### Given data ###

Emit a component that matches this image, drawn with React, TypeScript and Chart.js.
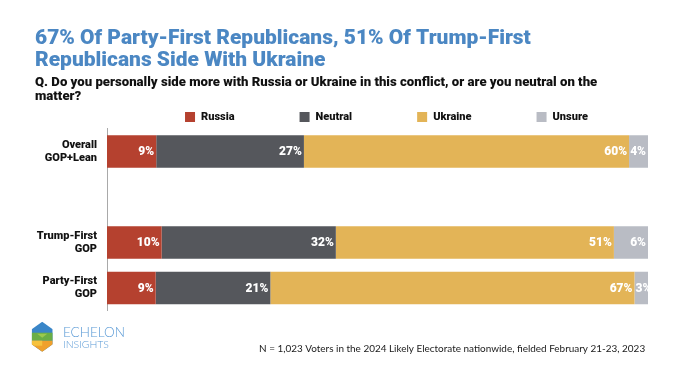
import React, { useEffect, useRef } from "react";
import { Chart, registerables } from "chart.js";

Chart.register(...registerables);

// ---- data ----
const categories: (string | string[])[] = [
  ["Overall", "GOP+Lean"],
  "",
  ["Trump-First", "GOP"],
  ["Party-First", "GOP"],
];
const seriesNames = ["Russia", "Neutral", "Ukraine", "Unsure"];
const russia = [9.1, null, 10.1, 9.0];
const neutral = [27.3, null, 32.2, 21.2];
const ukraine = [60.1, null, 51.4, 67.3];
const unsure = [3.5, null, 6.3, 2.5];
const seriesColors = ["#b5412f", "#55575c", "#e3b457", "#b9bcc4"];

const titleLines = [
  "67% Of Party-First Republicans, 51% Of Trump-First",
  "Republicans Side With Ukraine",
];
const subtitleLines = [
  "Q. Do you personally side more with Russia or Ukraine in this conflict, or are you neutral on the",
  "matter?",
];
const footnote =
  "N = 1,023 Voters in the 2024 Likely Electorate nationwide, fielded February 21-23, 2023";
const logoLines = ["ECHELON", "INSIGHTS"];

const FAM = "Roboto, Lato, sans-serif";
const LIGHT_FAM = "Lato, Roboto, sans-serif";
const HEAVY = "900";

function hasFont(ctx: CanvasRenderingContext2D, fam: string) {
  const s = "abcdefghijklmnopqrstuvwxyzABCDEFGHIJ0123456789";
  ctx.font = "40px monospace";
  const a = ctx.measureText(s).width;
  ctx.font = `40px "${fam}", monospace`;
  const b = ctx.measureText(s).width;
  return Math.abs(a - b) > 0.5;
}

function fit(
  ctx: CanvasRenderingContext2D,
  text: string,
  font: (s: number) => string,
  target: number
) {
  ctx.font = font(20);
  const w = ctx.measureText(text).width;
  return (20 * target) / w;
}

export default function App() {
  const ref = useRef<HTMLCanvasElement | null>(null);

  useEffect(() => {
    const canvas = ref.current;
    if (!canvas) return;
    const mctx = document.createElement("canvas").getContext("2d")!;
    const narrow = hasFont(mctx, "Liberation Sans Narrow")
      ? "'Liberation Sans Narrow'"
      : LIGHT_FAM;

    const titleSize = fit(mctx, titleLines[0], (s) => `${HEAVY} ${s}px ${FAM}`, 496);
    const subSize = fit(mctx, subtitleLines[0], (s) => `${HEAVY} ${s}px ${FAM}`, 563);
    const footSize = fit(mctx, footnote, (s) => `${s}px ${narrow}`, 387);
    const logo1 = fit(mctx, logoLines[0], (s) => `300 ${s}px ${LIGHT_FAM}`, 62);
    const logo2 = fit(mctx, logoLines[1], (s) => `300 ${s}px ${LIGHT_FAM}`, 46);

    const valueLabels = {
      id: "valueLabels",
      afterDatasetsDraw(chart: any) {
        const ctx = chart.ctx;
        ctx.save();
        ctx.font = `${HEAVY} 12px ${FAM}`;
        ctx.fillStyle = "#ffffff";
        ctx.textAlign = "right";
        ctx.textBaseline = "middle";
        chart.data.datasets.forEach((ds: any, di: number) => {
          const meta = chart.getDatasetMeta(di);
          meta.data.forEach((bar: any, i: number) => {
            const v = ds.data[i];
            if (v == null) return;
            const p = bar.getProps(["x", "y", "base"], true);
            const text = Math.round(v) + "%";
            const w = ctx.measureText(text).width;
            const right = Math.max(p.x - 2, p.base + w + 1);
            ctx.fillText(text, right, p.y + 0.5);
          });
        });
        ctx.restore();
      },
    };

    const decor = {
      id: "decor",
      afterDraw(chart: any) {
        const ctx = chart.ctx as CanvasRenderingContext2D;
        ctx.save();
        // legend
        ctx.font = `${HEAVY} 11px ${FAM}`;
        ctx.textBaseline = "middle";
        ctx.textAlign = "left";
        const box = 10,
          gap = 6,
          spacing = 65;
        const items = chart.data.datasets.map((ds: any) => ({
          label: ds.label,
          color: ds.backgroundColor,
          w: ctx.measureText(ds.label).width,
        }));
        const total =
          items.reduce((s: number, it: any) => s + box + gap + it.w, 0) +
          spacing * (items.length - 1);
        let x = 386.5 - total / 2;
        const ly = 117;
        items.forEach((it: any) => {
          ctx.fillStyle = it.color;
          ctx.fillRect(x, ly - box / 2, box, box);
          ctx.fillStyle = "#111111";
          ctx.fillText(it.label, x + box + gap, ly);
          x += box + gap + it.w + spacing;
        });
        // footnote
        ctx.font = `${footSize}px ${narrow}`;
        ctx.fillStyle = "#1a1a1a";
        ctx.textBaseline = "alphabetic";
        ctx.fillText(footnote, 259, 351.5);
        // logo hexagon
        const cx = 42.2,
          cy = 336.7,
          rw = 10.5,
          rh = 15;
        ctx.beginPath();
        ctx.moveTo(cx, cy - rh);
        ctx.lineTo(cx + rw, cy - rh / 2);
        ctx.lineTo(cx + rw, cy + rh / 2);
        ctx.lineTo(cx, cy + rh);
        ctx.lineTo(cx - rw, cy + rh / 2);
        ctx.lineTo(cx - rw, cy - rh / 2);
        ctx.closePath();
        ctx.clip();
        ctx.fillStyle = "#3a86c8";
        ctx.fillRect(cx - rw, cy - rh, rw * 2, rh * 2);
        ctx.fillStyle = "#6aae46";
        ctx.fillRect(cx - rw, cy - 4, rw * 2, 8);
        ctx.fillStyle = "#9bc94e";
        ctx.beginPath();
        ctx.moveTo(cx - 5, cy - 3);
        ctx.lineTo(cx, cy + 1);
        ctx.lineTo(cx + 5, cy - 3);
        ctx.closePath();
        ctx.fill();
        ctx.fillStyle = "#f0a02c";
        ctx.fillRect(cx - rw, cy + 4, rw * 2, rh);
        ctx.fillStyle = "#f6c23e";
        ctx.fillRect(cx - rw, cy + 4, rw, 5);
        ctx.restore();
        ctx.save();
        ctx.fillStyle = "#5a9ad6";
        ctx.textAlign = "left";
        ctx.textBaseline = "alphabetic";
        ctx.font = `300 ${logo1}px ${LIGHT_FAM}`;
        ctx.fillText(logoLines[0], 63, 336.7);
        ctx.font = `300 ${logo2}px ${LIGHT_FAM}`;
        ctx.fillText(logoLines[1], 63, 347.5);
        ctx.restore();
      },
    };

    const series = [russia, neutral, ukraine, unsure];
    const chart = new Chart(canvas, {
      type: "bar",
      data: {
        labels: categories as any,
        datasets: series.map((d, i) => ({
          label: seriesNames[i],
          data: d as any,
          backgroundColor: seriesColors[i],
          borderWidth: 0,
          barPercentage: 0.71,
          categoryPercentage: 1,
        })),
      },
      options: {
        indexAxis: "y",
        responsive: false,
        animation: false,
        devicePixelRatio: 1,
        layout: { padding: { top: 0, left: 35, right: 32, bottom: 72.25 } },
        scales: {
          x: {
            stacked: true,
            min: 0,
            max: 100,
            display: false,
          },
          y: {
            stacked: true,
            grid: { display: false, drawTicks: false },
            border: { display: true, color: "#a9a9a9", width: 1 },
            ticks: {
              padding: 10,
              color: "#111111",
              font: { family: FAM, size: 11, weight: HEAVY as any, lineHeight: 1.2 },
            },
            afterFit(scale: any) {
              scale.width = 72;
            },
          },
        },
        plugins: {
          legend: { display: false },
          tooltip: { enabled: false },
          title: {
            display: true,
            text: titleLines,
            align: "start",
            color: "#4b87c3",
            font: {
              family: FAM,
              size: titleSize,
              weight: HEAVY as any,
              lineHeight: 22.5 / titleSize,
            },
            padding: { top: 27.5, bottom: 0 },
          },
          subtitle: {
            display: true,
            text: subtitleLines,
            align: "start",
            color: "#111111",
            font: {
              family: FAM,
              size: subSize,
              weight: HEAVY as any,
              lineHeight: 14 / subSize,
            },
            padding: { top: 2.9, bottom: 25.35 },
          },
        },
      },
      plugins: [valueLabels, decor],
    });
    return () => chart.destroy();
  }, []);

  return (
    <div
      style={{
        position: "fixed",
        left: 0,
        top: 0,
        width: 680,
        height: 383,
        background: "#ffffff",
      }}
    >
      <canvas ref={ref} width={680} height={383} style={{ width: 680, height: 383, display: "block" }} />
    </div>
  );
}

###

- **Set task**: Begin at the first line of the data above and repeat each line exactly, stopping after the line containing "Chart.register(...registerables);". Omit the pictures.

- **Expected output**:
Emit a component that matches this image, drawn with React, TypeScript and Chart.js.
import React, { useEffect, useRef } from "react";
import { Chart, registerables } from "chart.js";

Chart.register(...registerables);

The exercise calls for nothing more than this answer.